The Church Part 3: A Christian Nation?

Consider this bold statement, “The weapons of our your warfare [talking to the church] are not worldly” (2 Cor. 10:4).  When we as the church are tempted to use human means to bring about God’s kingdom in our life and in our nation, we must ponder these words of Paul.  We have mightier weapons than swards.  We have greater power than guns and grenades: Other-worldly weapons. As we preach the gospel to the world, as we build relationships with lost people that they may come to know Jesus, as we fight sin through the spirit, we are using spiritual weapons.

Sadly, the christian church in America often decides to put down their all powerful spiritual weapons and instead pick up a dull, broken, ineffective weapon: the government.  Consider the words of John Fea in Christianity Today,

For nearly 400 years Americans have been conflating the message of the Bible with the fate of the country. Ever since the Puritan John Winthrop said that the Massachusetts Bay Colony was a “city on a hill” Americans have seen themselves as God’s chosen people—a new Israel with a special destiny.

More and more we hear the cry to make America a Christian nation again.  We have pervasive in our christian culture an unbiblical blur between the church and the government. This cry for a “christian nation,” on the surface seems bold and commendable and in some sense it can be.  Jesus calls us to make disciples of all “nations” or “peoples”.  We want to see all people in America come to Jesus. In this sense we want to make America a “christian nation.” But behind this cry to have a “Christian America” is often a desire for a government that rewards people for being Christians and marginalize  those who do not follow Jesus such as Muslims and Atheists.  Here is a big problem with this:

Consider the the weapons God calls the church to use and those God calls the government to use as well as the motives behind each:

  • The Church: “The weapons of our warfare are not worldly” (2 Cor. 10:4).
  • The Government: “They are called to bear the sword and punish those who do wrong” (Rom. 13:1-7)

The church needs to learn to do it’s own work and we must not desire a government that does the work of the church.  The church must not desire that the government force people to “be christian” because the government exists to force people to be obedient to the law, not the gospel. Here is the main reason: Those who come to Christ must do it willingly with a genuine heart.  Convert or die does not work in the Christian faith nor does convert or be marginalized.  This is because it will never bring about the desired effect: true faith.

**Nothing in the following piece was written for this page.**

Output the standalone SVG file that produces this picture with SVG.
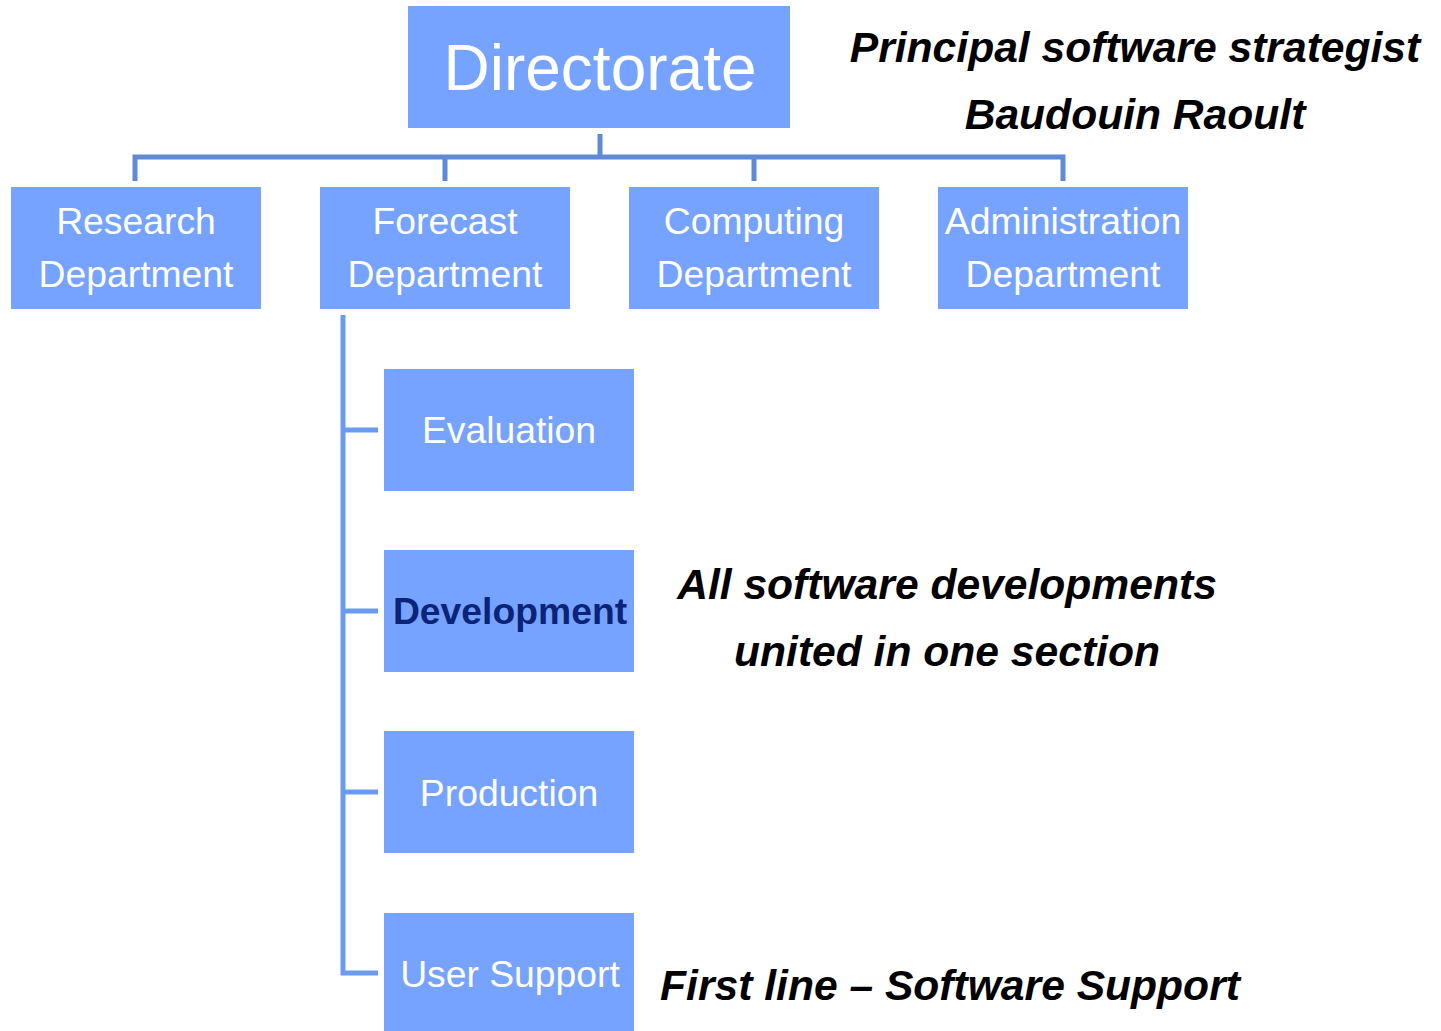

Furthermore, the government should not show favoritism to christians over those of other faiths.  The reason is the same.  When people come to Jesus because it is easy or because they will be treated better by the government, they are not truly coming to Jesus. A government requiring or encouraging christian conversion will lead to pervasive false faith. [1] It is the work of the church, not the government to preach the gospel.  One of the root motives behind desiring the government to be “christian” is one of laziness.  The church in America has practically become devoid of all power and failing their work of reaching its communities with the gospel.  We feed the poor, play music, have spaghetti  dinners, and update our church signs with funny jokes while all the while remaining silent about heaven and hell, failing to call sinners to repent and believe.  This is what often pushes church goers to have this unbiblical perspective that we have to make our country christian so that the church can grow again.  The problem with this is simple, it is the job of the Church to be christian, not the government.

Consider the idea of Separation of Church and State in light of the following passages

Matthew 22:21 21They said, “Caesar’s.” Then he said to them, “Therefore render to Caesar the things that are Caesar’s, and to God the things that are God’s.”

John 18:36 36Jesus answered, “My kingdom is not of this world. If my kingdom were of this world, my servants would have been fighting, that I might not be delivered over to the Jews. But my kingdom is not from the world.”

2 Corinthians 10:3–43For though we walk in the flesh, we are not waging war according to the flesh.4For the weapons of our warfare are not of the flesh but have divine power to destroy strongholds.

With that being said, even though the church and state should be separate, Christians are called to be involved in government influence and even political offices. This comes out of a love for society and a desire to live a peaceful and quiet life (1 Tim. 2:2, 2 Thess. 4:11).  If we love our neighbor, we would seek, in peaceful nonviolent means, to influence and pressure our government to uphold Christian values and morals such as traditional marriage, and the sanctity of life for the sake of human flourishing.  This is part of what it means to love your neighbor.

Also see our other posts on the church:

The Church Part 1: Nature & Purposes

The Church Part 2: What are the Keys of the Kingdom?

[1] This is why I have a problem with calling a nation a “Christian nation”.  A better term would be a nation of (many) Christians.  The latter suggest that being a citizen means you are a Christian and you are expected to abide by Christians standards.  This leads to many false Christians who have no salvation and churches full of unregenerate problem causers (Jude 19).